** Data block **

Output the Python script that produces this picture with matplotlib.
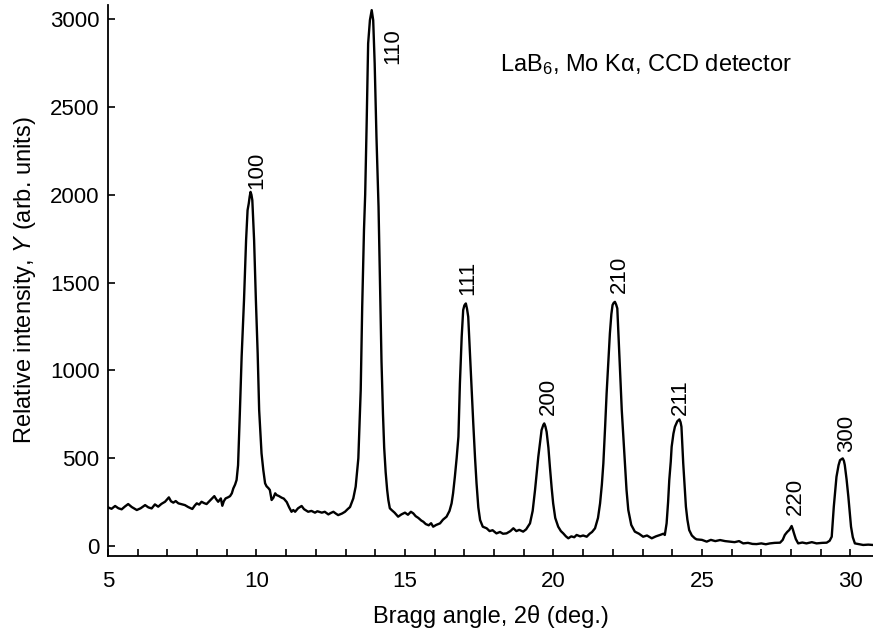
import matplotlib
matplotlib.use("Agg")
import matplotlib.pyplot as plt
from matplotlib.ticker import MultipleLocator

# LaB6 powder pattern (2theta in deg, intensity)
two_theta = [
	5.00, 5.12, 5.24, 5.35, 5.46, 5.57, 5.68, 5.80, 5.97, 6.10, 6.25, 6.36, 6.47, 6.58,
	6.69, 6.80, 6.92, 7.05, 7.12, 7.20, 7.28, 7.37, 7.48, 7.59, 7.70, 7.84, 7.92, 7.99,
	8.07, 8.15, 8.24, 8.32, 8.43, 8.50, 8.58, 8.65, 8.71, 8.80, 8.85, 8.90, 8.96, 9.05,
	9.11, 9.17, 9.22, 9.28, 9.33, 9.38, 9.44, 9.50, 9.58, 9.65, 9.70, 9.74, 9.77, 9.80,
	9.83, 9.86, 9.92, 9.98, 10.04, 10.09, 10.17, 10.23, 10.29, 10.34, 10.40, 10.45,
	10.51, 10.57, 10.63, 10.68, 10.75, 10.85, 10.92, 11.02, 11.10, 11.18, 11.24, 11.30,
	11.40, 11.52, 11.60, 11.74, 11.85, 11.97, 12.05, 12.20, 12.30, 12.42, 12.50, 12.59,
	12.67, 12.75, 12.88, 12.98, 13.07, 13.15, 13.26, 13.34, 13.43, 13.51, 13.56, 13.62,
	13.66, 13.71, 13.76, 13.82, 13.88, 13.93, 13.98, 14.04, 14.11, 14.16, 14.21, 14.26,
	14.30, 14.35, 14.40, 14.44, 14.49, 14.55, 14.65, 14.77, 14.88, 15.00, 15.10, 15.20,
	15.28, 15.36, 15.45, 15.55, 15.62, 15.70, 15.80, 15.88, 15.95, 16.05, 16.18, 16.28,
	16.40, 16.50, 16.57, 16.62, 16.68, 16.74, 16.80, 16.85, 16.91, 16.96, 17.00, 17.05,
	17.09, 17.13, 17.21, 17.30, 17.36, 17.41, 17.47, 17.53, 17.62, 17.75, 17.85, 17.95,
	18.08, 18.20, 18.30, 18.42, 18.55, 18.65, 18.75, 18.85, 18.98, 19.08, 19.21, 19.30,
	19.38, 19.49, 19.60, 19.66, 19.69, 19.73, 19.77, 19.83, 19.88, 19.94, 19.99, 20.06,
	20.16, 20.25, 20.33, 20.42, 20.50, 20.60, 20.70, 20.78, 20.90, 21.00, 21.12, 21.22,
	21.30, 21.40, 21.50, 21.57, 21.63, 21.68, 21.74, 21.79, 21.85, 21.90, 21.95, 21.99,
	22.03, 22.07, 22.11, 22.15, 22.21, 22.26, 22.30, 22.36, 22.41, 22.46, 22.52, 22.62,
	22.74, 22.88, 23.02, 23.15, 23.31, 23.45, 23.59, 23.70, 23.75, 23.81, 23.86, 23.90,
	23.95, 23.98, 24.04, 24.09, 24.17, 24.24, 24.28, 24.31, 24.34, 24.37, 24.42, 24.46,
	24.51, 24.57, 24.66, 24.76, 24.82, 25.00, 25.16, 25.30, 25.45, 25.61, 25.78, 25.94,
	26.10, 26.25, 26.39, 26.55, 26.70, 26.84, 27.00, 27.15, 27.29, 27.45, 27.63, 27.72,
	27.79, 27.87, 27.94, 28.02, 28.06, 28.10, 28.16, 28.24, 28.38, 28.52, 28.70, 28.86,
	29.05, 29.20, 29.30, 29.37, 29.44, 29.53, 29.60, 29.65, 29.74, 29.78, 29.81, 29.87,
	29.93, 30.02, 30.08, 30.15, 30.30, 30.43, 30.60, 30.76,
]
intensity = [
	220, 212, 228, 215, 209, 225, 239, 222, 205, 215, 233, 220, 214, 237,
	224, 240, 252, 277, 255, 247, 256, 243, 238, 233, 222, 211, 230, 243,
	236, 252, 244, 239, 258, 270, 284, 265, 252, 271, 229, 255, 271, 278,
	284, 300, 328, 350, 376, 460, 757, 1077, 1400, 1741, 1912, 1950, 1988, 2016,
	2000, 1969, 1741, 1400, 1097, 774, 528, 432, 357, 340, 330, 319,
	262, 275, 300, 290, 285, 275, 270, 250, 220, 195, 205, 195,
	215, 228, 210, 195, 200, 190, 198, 190, 195, 180, 188, 195,
	185, 176, 185, 195, 210, 222, 271, 338, 500, 888, 1362, 1800,
	2000, 2406, 2861, 2994, 3051, 2994, 2747, 2330, 1931, 1500, 1050, 750,
	560, 420, 320, 262, 215, 205, 190, 167, 180, 190, 178, 195,
	186, 170, 160, 145, 138, 125, 118, 130, 110, 120, 129, 150,
	167, 200, 243, 300, 394, 500, 622, 926, 1191, 1343, 1370, 1381,
	1350, 1305, 1020, 698, 500, 357, 220, 148, 110, 101, 85, 90,
	72, 80, 70, 72, 85, 101, 85, 92, 82, 95, 129, 200,
	319, 508, 660, 690, 698, 680, 650, 560, 451, 330, 243, 160,
	110, 85, 72, 55, 44, 55, 50, 63, 55, 60, 53, 70,
	80, 101, 160, 243, 350, 470, 680, 869, 1050, 1210, 1320, 1372,
	1385, 1390, 1375, 1353, 1115, 930, 774, 600, 451, 320, 205, 120,
	82, 70, 53, 60, 44, 55, 63, 70, 63, 129, 250, 376,
	480, 565, 640, 679, 710, 721, 705, 679, 580, 470, 330, 224,
	150, 91, 60, 44, 38, 35, 25, 35, 28, 34, 28, 25,
	22, 28, 15, 18, 12, 11, 15, 10, 15, 18, 19, 35,
	63, 80, 91, 114, 95, 72, 40, 15, 20, 15, 22, 15,
	18, 19, 30, 53, 224, 394, 460, 489, 499, 485, 461, 380,
	281, 110, 50, 15, 10, 6, 8, 6,
]

# Miller indices and where their labels sit
hkl = ["100", "110", "111", "200", "210", "211", "220", "300"]
hkl_x = [10.00, 14.60, 17.12, 19.83, 22.21, 24.26, 28.16, 29.87]
hkl_y = [2030, 2950, 1430, 745, 1440, 745, 176, 535]
hkl_va = ["bottom", "top", "bottom", "bottom", "bottom", "bottom", "bottom", "bottom"]

plt.rcParams["font.family"] = ["Liberation Sans", "DejaVu Sans"]
plt.rcParams["mathtext.fontset"] = "custom"
plt.rcParams["mathtext.rm"] = "Liberation Sans"
plt.rcParams["mathtext.it"] = "Liberation Sans:italic"

fig = plt.figure(figsize = (8.73, 6.37), dpi = 100)
ax = fig.add_axes([0.1237, 0.1271, 0.8763, 0.8650])

ax.plot(two_theta, intensity, '-', color = "black", lw = 1.7)

for lab, x, y, va in zip(hkl, hkl_x, hkl_y, hkl_va):
	ax.text(x, y, lab, rotation = 90, ha = "center", va = va, fontsize = 16)

ax.text(18.2, 2740, r"LaB$_6$, Mo Kα, CCD detector", fontsize = 17,
		ha = "left", va = "center")

ax.set_xlim(5, 30.76)
ax.set_ylim(-57, 3080)
ax.xaxis.set_major_locator(MultipleLocator(5))
ax.xaxis.set_minor_locator(MultipleLocator(1))
ax.yaxis.set_major_locator(MultipleLocator(500))
ax.tick_params(which = "both", direction = "in", length = 5, width = 1.2,
			   labelsize = 16, pad = 6)
ax.tick_params(axis = "x", which = "major", pad = 11)
ax.spines["top"].set_visible(False)
ax.spines["right"].set_visible(False)
ax.spines["left"].set_linewidth(1.3)
ax.spines["bottom"].set_linewidth(1.3)

ax.set_xlabel(r"Bragg angle, 2θ (deg.)", fontsize = 17, labelpad = 9)
ax.set_ylabel(r"Relative intensity, $Y$ (arb. units)", fontsize = 17, labelpad = 9)

fig.savefig("out.png", dpi = 100)
plt.close()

** What you have to do **
Your task is to reproduce exactly the lines from the start of the data above through the line containing "from matplotlib.ticker import MultipleLocator", leaving every picture out.

** The response **
Output the Python script that produces this picture with matplotlib.
import matplotlib
matplotlib.use("Agg")
import matplotlib.pyplot as plt
from matplotlib.ticker import MultipleLocator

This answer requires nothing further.